Unless you home school, you have little say in how your children or educated.
"The CCSS destroys local control"
Local school systems have not exercised control for decades. Local school district hire teachers and do the hard work of trying to education children. In most states, however, they do not develop learning outcomes/ standards, curriculum, or select the textbooks.
"The CCSS destroys state control"
This has an element of truth. States and locality should be leery when some senator, representative, or any candidate for one of those offices promises to "bring home the bacon" in the form of federal funds. The money more often then not comes with strings attached that coerce the state or local receiver of these funds to comply with a regulation placed by a lawmaker or bureaucrat. The CCSS does just that. It sets core standards and demands expensive testing of those skills. Some critics claim that CCSS requires that certain content be taught in schools and will eventually control textbook content.
On the contrary, the CCSS, at least for English and math, are standards of skills, not knowledge. It remains to be seen how the CCSS will approach history, social studies, and science.

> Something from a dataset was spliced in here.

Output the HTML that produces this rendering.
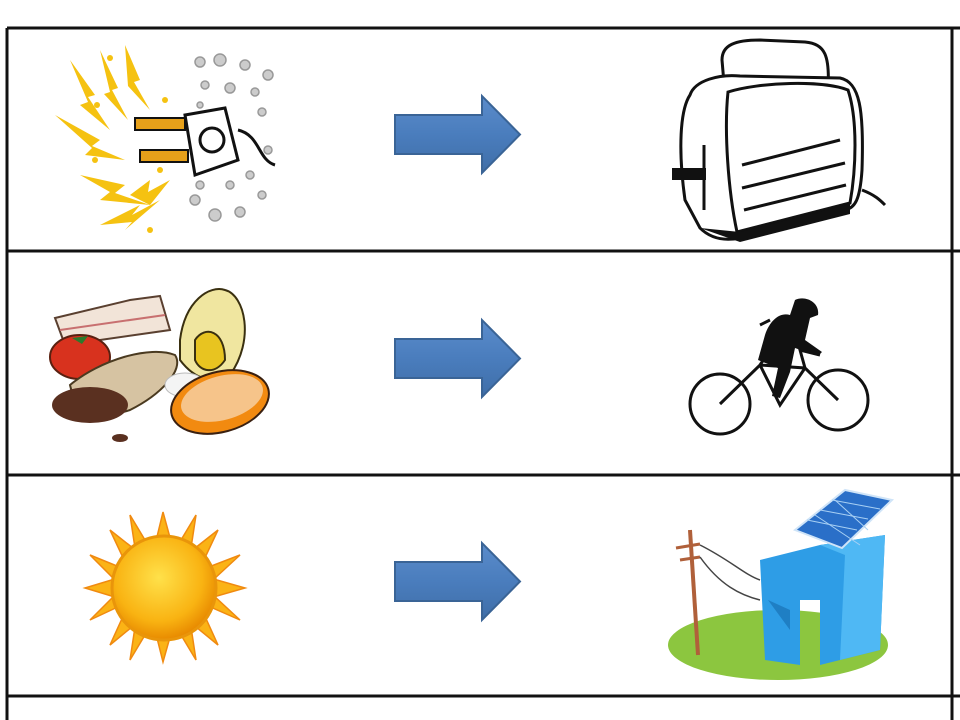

Whether or not this demonstrates "control" is problematic. Some people talk as if the federal government already controls education--that is took over education years ago. States have the right, however, to reject most federal guidelines. In Georgia, for example, the federal government funds about ten percent of the state's education budget. The states spends 6,957,101,968. Local expenditures amount to 5,868,540,069. The federal government provides only 1,236,063,472.
For more one federal funding of education see here
This brings up the most fundamental objection to CCSS: its lack of constitutional authorization.
The Constitution does not grant authority of the federal government to exercise any role in the various state education systems, especially a compulsory role. Now granted, the states can turn down federal aid. But it amounts of compulsion when the federal government takes tax dollars from the citizens of the states and then offers to return the money with strings attached.
This becomes especially evident given the current fiscal irresponsibility in Washington D. C. If the government was offering money from a budget surplus that came with strings attached, that is one thing. For the federal government to make the same offer while running trillion dollar deficits, is unconscionable.